Make The Garden Your Happy Place This Spring*


*This is a collaborative post*

Spring is here, and with it hopefully the chance to spend a few days in the garden pottering about and enjoying the sunshine to the sound of birdsong. It doesn’t matter how humble one’s garden is, (mine has often been likened to a postage stamp in terms of it’s quite unimpressive scale; but the amount of peace and solace, the sense of stress relief and general goodness it fills me with is worth more than any man-made notions of qualitative scale.

The postage stamp seems to be the stomping ground this spring, for a family of three or four Hedgehogs, a bees nest and a nosy fox who is often drawn in by the alluring aroma of cooked meets wafting through the neighbourhood. I’ve counted 60 plus Starlings at one sitting for dinner, we have a couple of lovely Wrens (Britain’s lightest/smallest bird) which love to scamper amongst floor of the flowerbeds but who remain a little more on the timid side. Being situated by the coast we cannot avoid the Seagulls, but usually after having had their fill, they wander off looking for some wind and rainswept citizen fighting their way down the promenade while clumsily scattering chips along his way.

The apparently omnipresent Pigeons face some fierce competition for the seed and food left out. Song thrushes, Sparrows, Wagtails, Blue Tits, Goldfinches, Coal Tits, Robins, Green Tits, and Black Birds amongst others, all endeavour to grab their full share of the “loot” with undistinguishable fervour. You can hear the “peck, peck, pecking” of a woodpecker somewhere close by but we haven’t seen it yet. Magpies, some Crows, Rooks and the occasional Sparrow Hawk do their best to scare the smaller birds away. But so far to no avail. We also happen to be on the flight path for a flock of geese, so morning and evening one can hear their boisterous calls as 50-100 of them migrate a few hundred feet above.

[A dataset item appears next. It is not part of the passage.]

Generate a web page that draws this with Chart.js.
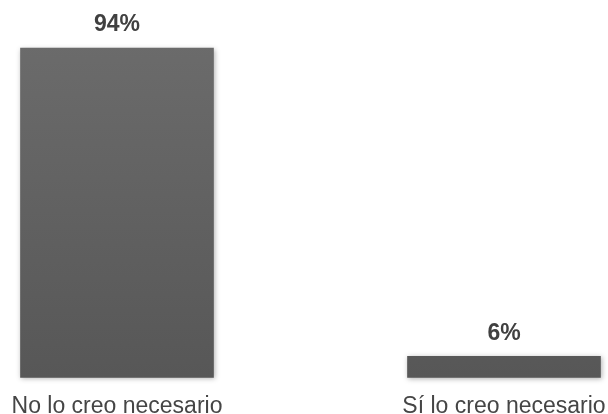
<!DOCTYPE html>
<html>
<head>
<meta charset="utf-8">
<script src="https://cdn.jsdelivr.net/npm/chart.js@4"></script>
<style>
	html, body { margin: 0; padding: 0; background: #fff; }
	#wrap { width: 608px; height: 414px; }
</style>
</head>
<body>
<div id="wrap"><canvas id="bar-chart"></canvas></div>
<script>
const categories = ['No lo creo necesario', 'Sí lo creo necesario']
const percentValues = [94, 6]
const valueLabels = ['94%', '6%']

//vertical gradient for the bars, a bit lighter at the top
function barFill(context) {
	const area = context.chart.chartArea
	if (!area) return '#5f5f5f'
	const g = context.chart.ctx.createLinearGradient(0, area.top, 0, area.bottom)
	g.addColorStop(0, '#6c6c6c')
	g.addColorStop(1, '#575757')
	return g
}

//soft shadow behind the bars
const barShadow = {
	id: 'barShadow',
	beforeDatasetsDraw(chart) {
		const ctx = chart.ctx
		ctx.save()
		ctx.shadowColor = 'rgba(0,0,0,0.3)'
		ctx.shadowBlur = 5
		ctx.shadowOffsetX = 1
		ctx.shadowOffsetY = 1
	},
	afterDatasetsDraw(chart) {
		chart.ctx.restore()
	}
}

//percent text above each bar
const valueText = {
	id: 'valueText',
	afterDraw(chart) {
		const ctx = chart.ctx
		const meta = chart.getDatasetMeta(0)
		ctx.save()
		ctx.font = 'bold 23px "Liberation Sans", Arial, sans-serif'
		ctx.fillStyle = '#404040'
		ctx.textAlign = 'center'
		ctx.textBaseline = 'middle'
		meta.data.forEach((bar, i) => {
			ctx.fillText(valueLabels[i], bar.x, bar.y - 23)
		})
		ctx.restore()
	}
}

const chartData = {
	labels: categories,
	datasets: [
		{
			data: percentValues,
			backgroundColor: barFill,
			barThickness: 193,
			borderWidth: 0,
			clip: false
		}
	]
}

const config = {
	type: 'bar',
	data: chartData,
	options: {
		responsive: true,
		maintainAspectRatio: false,
		animation: false,
		layout: { padding: { left: 117, right: 104, top: 27, bottom: -21 } },
		plugins: { legend: { display: false }, tooltip: { enabled: false } },
		scales: {
			x: {
				offset: false,
				grid: { display: false, drawTicks: false },
				border: { display: false },
				ticks: {
					color: '#454545',
					padding: 15,
					maxRotation: 0,
					font: { size: 23, family: '"Liberation Sans", Arial, sans-serif' }
				},
				//labels may hang past the plot edges, keep the layout padding fixed
				afterFit(scale) {
					scale.paddingLeft = 0
					scale.paddingRight = 0
				}
			},
			y: {
				display: false,
				min: 0,
				max: 100
			}
		}
	},
	plugins: [barShadow, valueText]
}

new Chart(document.querySelector('#bar-chart'), config)
</script>
</body>
</html>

The daffodils are out with their usual exuberant flourish, and the dusky hue of the plentiful Bluebells create a scene you might find reminiscent of some beautiful summer meadow, albeit a micro version. It’s the perfect time of year for those with green fingers to start getting the garden into order after the long Winter months, time to don the gloves and start de-weeding the beds, sewing some seed and planting some bulbs.

Watering your flora and fauna is obviously a crucial element of ensuring they grow and flourish and the easiest way to do this is by using a garden hose. A good rule of thumb is to give your plants about 2.5cm/one inch of water every seven to ten days. There are all kinds of tools and contraptions for the gardener. You can find some hose accessories such as garden spray guns and outside tap fixtures and fittings et al. In my opinion having a really good quality and sturdy garden Eley Hose Reels setup is crucial, it’s a much more efficient than using a watering can, and much easier ergonomically.

Some examples of relatively low maintenance plants which are ideal for novice or beginner gardens are as follows: Lavender, Hydrangeas, Geraniums, Day Lilies, ornamental grasses and Dahlias. It is also important to keep on top of weeds, they will spring up even in the most well-tended and cultivated garden. But it’s best to not let them get to unruly and out of control.

Fertilizer is an integral component of growing a beautiful and healthy garden. Find a fertiliser which is compatible for your garden. A compost heap or even sourcing compost from the store will be a wise investment for your garden and give your plants every chance to grow from strength to strength. Also look up some tips on when best and how best to prune your plants, a quick search online will reveal the best times of year for whichever plants or shrubs you wish to grow in your own space.